Required work >> Search the material below for the word "matplotlib". Copy every line that has it.

Source excerpt >>
>>>>

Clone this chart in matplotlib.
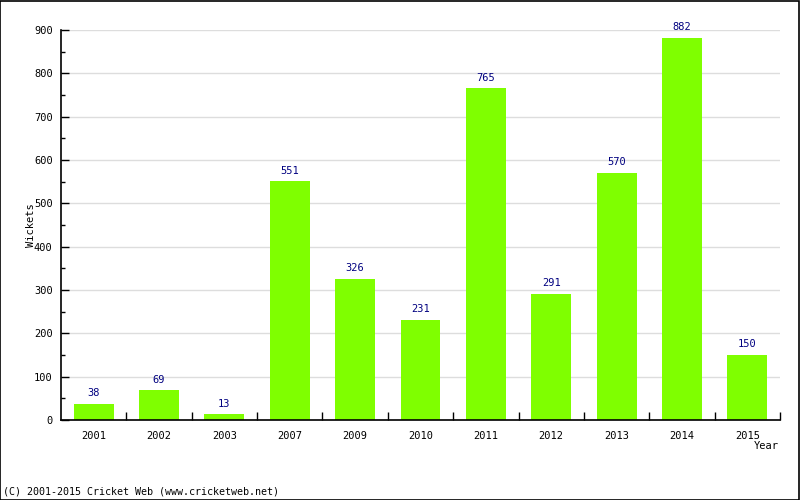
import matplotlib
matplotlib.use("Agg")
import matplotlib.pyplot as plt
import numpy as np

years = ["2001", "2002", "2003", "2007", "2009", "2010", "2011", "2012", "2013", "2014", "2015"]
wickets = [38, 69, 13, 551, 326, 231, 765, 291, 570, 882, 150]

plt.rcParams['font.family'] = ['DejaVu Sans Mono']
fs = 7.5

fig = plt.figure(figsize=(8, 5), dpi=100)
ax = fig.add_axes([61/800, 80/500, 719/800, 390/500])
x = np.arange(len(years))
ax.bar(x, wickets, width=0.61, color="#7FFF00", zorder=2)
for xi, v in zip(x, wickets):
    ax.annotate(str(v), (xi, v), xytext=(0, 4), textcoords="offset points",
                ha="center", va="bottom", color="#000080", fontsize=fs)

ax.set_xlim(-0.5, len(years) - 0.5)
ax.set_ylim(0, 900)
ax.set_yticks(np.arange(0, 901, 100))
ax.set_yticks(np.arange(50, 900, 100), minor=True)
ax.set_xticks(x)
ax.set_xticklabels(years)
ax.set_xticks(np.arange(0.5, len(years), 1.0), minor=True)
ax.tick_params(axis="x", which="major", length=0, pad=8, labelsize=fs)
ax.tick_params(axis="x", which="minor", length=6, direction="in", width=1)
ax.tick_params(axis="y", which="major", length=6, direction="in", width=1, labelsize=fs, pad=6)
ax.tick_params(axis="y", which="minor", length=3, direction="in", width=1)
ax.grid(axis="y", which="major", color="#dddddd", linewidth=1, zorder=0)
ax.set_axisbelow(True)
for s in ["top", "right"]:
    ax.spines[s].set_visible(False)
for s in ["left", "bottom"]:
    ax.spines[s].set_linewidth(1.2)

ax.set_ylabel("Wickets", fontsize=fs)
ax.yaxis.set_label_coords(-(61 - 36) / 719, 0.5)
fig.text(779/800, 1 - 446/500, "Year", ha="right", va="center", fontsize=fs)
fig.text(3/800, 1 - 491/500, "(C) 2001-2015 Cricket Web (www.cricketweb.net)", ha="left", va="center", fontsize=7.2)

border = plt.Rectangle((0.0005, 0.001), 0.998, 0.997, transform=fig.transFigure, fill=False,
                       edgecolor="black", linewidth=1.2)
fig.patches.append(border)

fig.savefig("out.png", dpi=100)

<<<<

Final result >>
Clone this chart in matplotlib.
import matplotlib
matplotlib.use("Agg")
import matplotlib.pyplot as plt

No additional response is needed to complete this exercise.